-------- Input rows
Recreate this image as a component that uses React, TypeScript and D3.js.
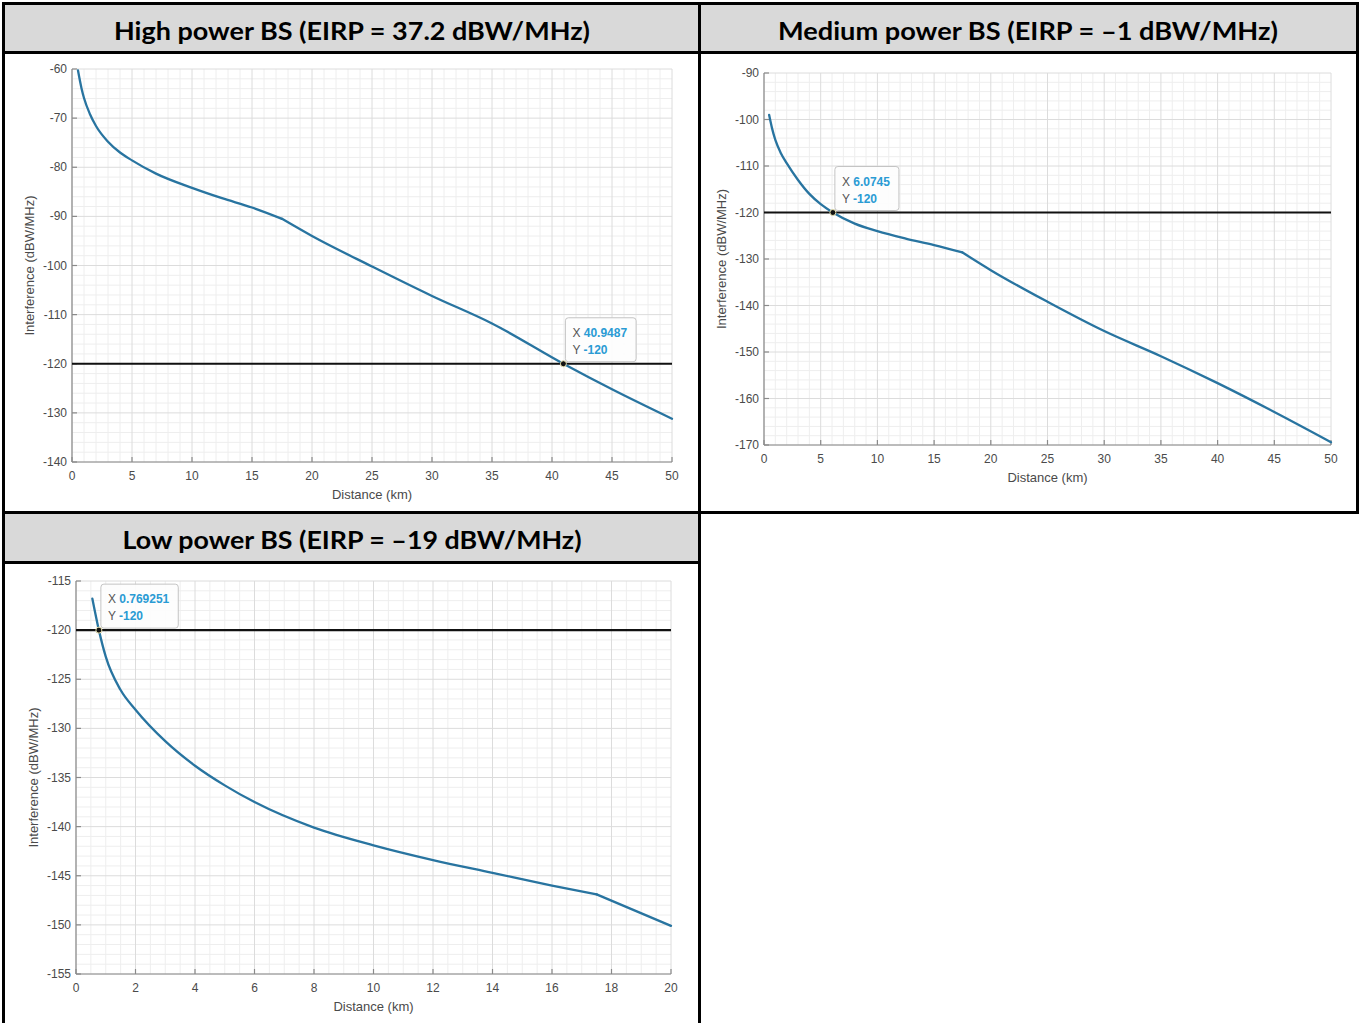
import React from 'react';
import * as d3 from 'd3';

// ---------- data ----------
const titles = [
  'High power BS (EIRP = 37.2 dBW/MHz)',
  'Medium power BS (EIRP = –1 dBW/MHz)',
  'Low power BS (EIRP = –19 dBW/MHz)',
];
const xAxisLabel = 'Distance (km)';
const yAxisLabel = 'Interference (dBW/MHz)';
const thresholdLevel = -120;
const tipXValues = [40.9487, 6.0745, 0.769251];
// distance where the propagation model changes (visible kink in every curve)
const breakDistance = 17.5;

const highDist = [0.5, 0.8, 1, 1.5, 2, 3, 4, 5, 7, 10, 12.5, 15, 17.5, 20, 25, 30, 35, 40.9487, 45, 50];
const highInterf = [-60.3, -64.0, -65.9, -69.2, -71.6, -74.8, -77.0, -78.6, -81.3, -84.2, -86.3, -88.2, -90.5, -94.0, -100.2, -106.2, -111.8, -120, -125.2, -131.2];

const medDist = [0.45, 0.7, 1, 1.5, 2, 3, 4, 5, 6.0745, 8, 10, 12.5, 15, 17.5, 20, 25, 30, 35, 40, 45, 50];
const medInterf = [-99.0, -101.8, -104.4, -107.3, -109.4, -113.0, -116.0, -118.2, -120, -122.4, -124.0, -125.6, -127.0, -128.6, -132.4, -139.2, -145.5, -150.9, -156.7, -162.9, -169.4];

const lowDist = [0.55, 0.769251, 1, 1.5, 2, 3, 4, 5, 6, 8, 10, 12, 14, 16, 17.5, 20];
const lowInterf = [-116.8, -120, -122.7, -126.1, -128.1, -131.3, -133.8, -135.8, -137.5, -140.1, -141.9, -143.4, -144.7, -146.0, -146.9, -150.1];

const highXTicks = [0, 5, 10, 15, 20, 25, 30, 35, 40, 45, 50];
const highYTicks = [-140, -130, -120, -110, -100, -90, -80, -70, -60];
const medXTicks = [0, 5, 10, 15, 20, 25, 30, 35, 40, 45, 50];
const medYTicks = [-170, -160, -150, -140, -130, -120, -110, -100, -90];
const lowXTicks = [0, 2, 4, 6, 8, 10, 12, 14, 16, 18, 20];
const lowYTicks = [-155, -150, -145, -140, -135, -130, -125, -120, -115];

// ---------- styling ----------
const TICK_FONT = '"Liberation Sans", Arial, Helvetica, sans-serif';
const LINE_COLOR = '#2874a0';
const TICK_COLOR = '#4a4a4a';
const AXIS_COLOR = '#8a8a8a';
const MAJOR_GRID = '#dcdcdc';
const MINOR_GRID = '#eeeeee';
const TIP_BLUE = '#2a9bd4';

function minorValues(ticks: number[], subs: number) {
  const out: number[] = [];
  for (let i = 0; i < ticks.length - 1; i++) {
    const a = ticks[i], b = ticks[i + 1];
    for (let k = 1; k < subs; k++) out.push(a + ((b - a) * k) / subs);
  }
  return out;
}

type PanelProps = {
  left: number; right: number; top: number; bottom: number;
  xTicks: number[]; yTicks: number[]; xSubs: number; ySubs: number;
  xs: number[]; ys: number[]; tipX: number;
};

function Panel(p: PanelProps) {
  const xDom: [number, number] = [p.xTicks[0], p.xTicks[p.xTicks.length - 1]];
  const yDom: [number, number] = [p.yTicks[0], p.yTicks[p.yTicks.length - 1]];
  const x = d3.scaleLinear().domain(xDom).range([p.left, p.right]);
  const y = d3.scaleLinear().domain(yDom).range([p.bottom, p.top]);
  const pts = p.xs.map((v, i) => [v, p.ys[i]] as [number, number]);
  const seg1 = pts.filter(d => d[0] <= breakDistance);
  const seg2 = pts.filter(d => d[0] >= breakDistance);
  const line = d3.line<[number, number]>().x(d => x(d[0])).y(d => y(d[1])).curve(d3.curveMonotoneX);
  const xMinor = minorValues(p.xTicks, p.xSubs);
  const yMinor = minorValues(p.yTicks, p.ySubs);
  const tx = x(p.tipX);
  const ty = y(thresholdLevel);
  const valStr = String(p.tipX);
  const digits = valStr.replace(/[^0-9]/g, '').length;
  const dots = valStr.length - digits;
  const boxW = 11.3 + digits * 6.67 + dots * 3.4 + 16;
  const boxH = 44;
  const bx = tx + 2;
  const by = ty - 2 - boxH;
  const midX = (p.left + p.right) / 2;
  const midY = (p.top + p.bottom) / 2;
  return (
    <g>
      <rect x={p.left} y={p.top} width={p.right - p.left} height={p.bottom - p.top} fill="#fff" />
      {xMinor.map((v, i) => (
        <line key={'xm' + i} x1={x(v)} x2={x(v)} y1={p.top} y2={p.bottom} stroke={MINOR_GRID} strokeWidth={1} />
      ))}
      {yMinor.map((v, i) => (
        <line key={'ym' + i} x1={p.left} x2={p.right} y1={y(v)} y2={y(v)} stroke={MINOR_GRID} strokeWidth={1} />
      ))}
      {p.xTicks.map((v, i) => (
        <line key={'xg' + i} x1={x(v)} x2={x(v)} y1={p.top} y2={p.bottom} stroke={MAJOR_GRID} strokeWidth={1} />
      ))}
      {p.yTicks.map((v, i) => (
        <line key={'yg' + i} x1={p.left} x2={p.right} y1={y(v)} y2={y(v)} stroke={MAJOR_GRID} strokeWidth={1} />
      ))}
      {/* axes */}
      <line x1={p.left} x2={p.left} y1={p.top} y2={p.bottom} stroke={AXIS_COLOR} strokeWidth={1.2} />
      <line x1={p.left} x2={p.right} y1={p.bottom} y2={p.bottom} stroke={AXIS_COLOR} strokeWidth={1.2} />
      {p.xTicks.map((v, i) => (
        <g key={'xt' + i}>
          <line x1={x(v)} x2={x(v)} y1={p.bottom} y2={p.bottom - 5} stroke={AXIS_COLOR} strokeWidth={1.2} />
          <text x={x(v)} y={p.bottom + 18} textAnchor="middle" fontFamily={TICK_FONT} fontSize={12} fill={TICK_COLOR}>{v}</text>
        </g>
      ))}
      {p.yTicks.map((v, i) => (
        <g key={'yt' + i}>
          <line x1={p.left} x2={p.left + 5} y1={y(v)} y2={y(v)} stroke={AXIS_COLOR} strokeWidth={1.2} />
          <text x={p.left - 5} y={y(v) + 4} textAnchor="end" fontFamily={TICK_FONT} fontSize={12} fill={TICK_COLOR}>{v}</text>
        </g>
      ))}
      <text x={midX} y={p.bottom + 37} textAnchor="middle" fontFamily={TICK_FONT} fontSize={13} fill={TICK_COLOR}>{xAxisLabel}</text>
      <text transform={`translate(${p.left - 38},${midY}) rotate(-90)`} textAnchor="middle" fontFamily={TICK_FONT} fontSize={13} fill={TICK_COLOR}>{yAxisLabel}</text>
      {/* threshold */}
      <line x1={x(xDom[0])} x2={x(xDom[1])} y1={ty} y2={ty} stroke="#111" strokeWidth={2.2} />
      {/* curve */}
      <path d={line(seg1) || ''} fill="none" stroke={LINE_COLOR} strokeWidth={2.3} strokeLinejoin="round" strokeLinecap="round" />
      <path d={line(seg2) || ''} fill="none" stroke={LINE_COLOR} strokeWidth={2.3} strokeLinejoin="round" strokeLinecap="round" />
      {/* datatip */}
      <circle cx={tx} cy={ty} r={3} fill="#111" stroke="#e8e2b0" strokeWidth={1} />
      <rect x={bx} y={by} width={boxW} height={boxH} rx={3} fill="#fdfdfd" fillOpacity={0.92} stroke="#c4c4c4" strokeWidth={1} />
      <text x={bx + 7} y={by + 19} fontFamily={TICK_FONT} fontSize={12} fill="#555">
        X <tspan fill={TIP_BLUE} fontWeight="bold">{valStr}</tspan>
      </text>
      <text x={bx + 7} y={by + 36} fontFamily={TICK_FONT} fontSize={12} fill="#555">
        Y <tspan fill={TIP_BLUE} fontWeight="bold">{thresholdLevel}</tspan>
      </text>
    </g>
  );
}

const HEADER_FONT = 'Lato, "DejaVu Sans", sans-serif';

export default function App() {
  const W = 1363, H = 1023;
  return (
    <svg width={W} height={H} style={{ position: 'absolute', left: 0, top: 0, background: '#fff' }}>
      <rect x={0} y={0} width={W} height={H} fill="#fff" />
      {/* header bands */}
      <rect x={4} y={4} width={1353} height={48} fill="#d9d9d9" />
      <rect x={4} y={513} width={695} height={49} fill="#d9d9d9" />
      <text x={352} y={40} textAnchor="middle" fontFamily={HEADER_FONT} fontWeight="bold" fontSize={25} textLength={476} lengthAdjust="spacingAndGlyphs" fill="#000">{titles[0]}</text>
      <text x={1028} y={40} textAnchor="middle" fontFamily={HEADER_FONT} fontWeight="bold" fontSize={25} textLength={500} lengthAdjust="spacingAndGlyphs" fill="#000">{titles[1]}</text>
      <text x={352} y={549} textAnchor="middle" fontFamily={HEADER_FONT} fontWeight="bold" fontSize={25} textLength={459} lengthAdjust="spacingAndGlyphs" fill="#000">{titles[2]}</text>

      <Panel left={72} right={672} top={69} bottom={462} xTicks={highXTicks} yTicks={highYTicks} xSubs={5} ySubs={5} xs={highDist} ys={highInterf} tipX={tipXValues[0]} />
      <Panel left={764} right={1331} top={73} bottom={445} xTicks={medXTicks} yTicks={medYTicks} xSubs={5} ySubs={5} xs={medDist} ys={medInterf} tipX={tipXValues[1]} />
      <Panel left={76} right={671} top={581} bottom={974} xTicks={lowXTicks} yTicks={lowYTicks} xSubs={4} ySubs={5} xs={lowDist} ys={lowInterf} tipX={tipXValues[2]} />

      {/* table borders */}
      <g stroke="#000" strokeWidth={3}>
        <line x1={2} x2={1359} y1={3.5} y2={3.5} />
        <line x1={3.5} x2={3.5} y1={2} y2={1023} />
        <line x1={1357.5} x2={1357.5} y1={2} y2={514} />
        <line x1={699.5} x2={699.5} y1={2} y2={1023} />
        <line x1={2} x2={1359} y1={52.5} y2={52.5} />
        <line x1={2} x2={1359} y1={512.5} y2={512.5} />
        <line x1={2} x2={701} y1={562.5} y2={562.5} />
      </g>
    </svg>
  );
}
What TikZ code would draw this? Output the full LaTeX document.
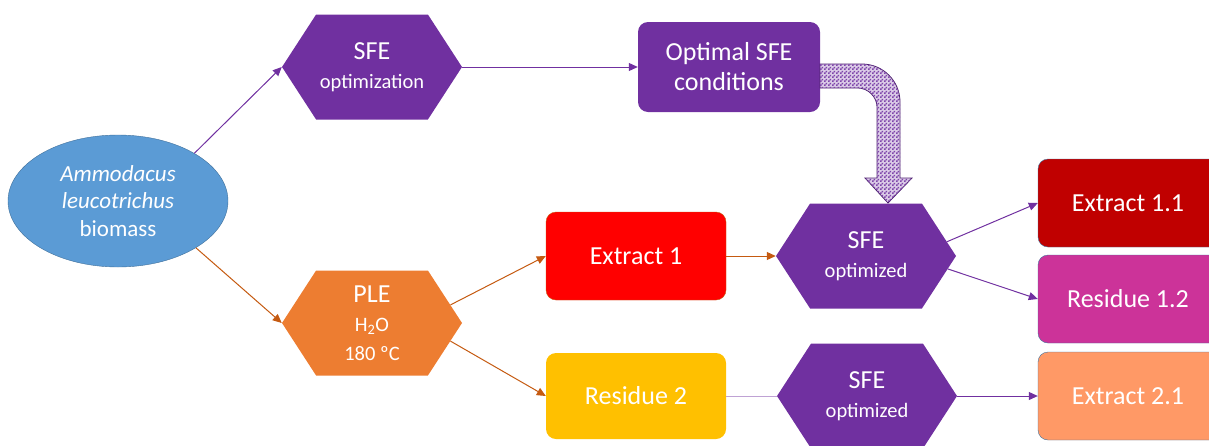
----------------
| Requirements |
State the number of lines in these entries that include the string "React". Provide nothing beyond that number.

| Solved problem |
2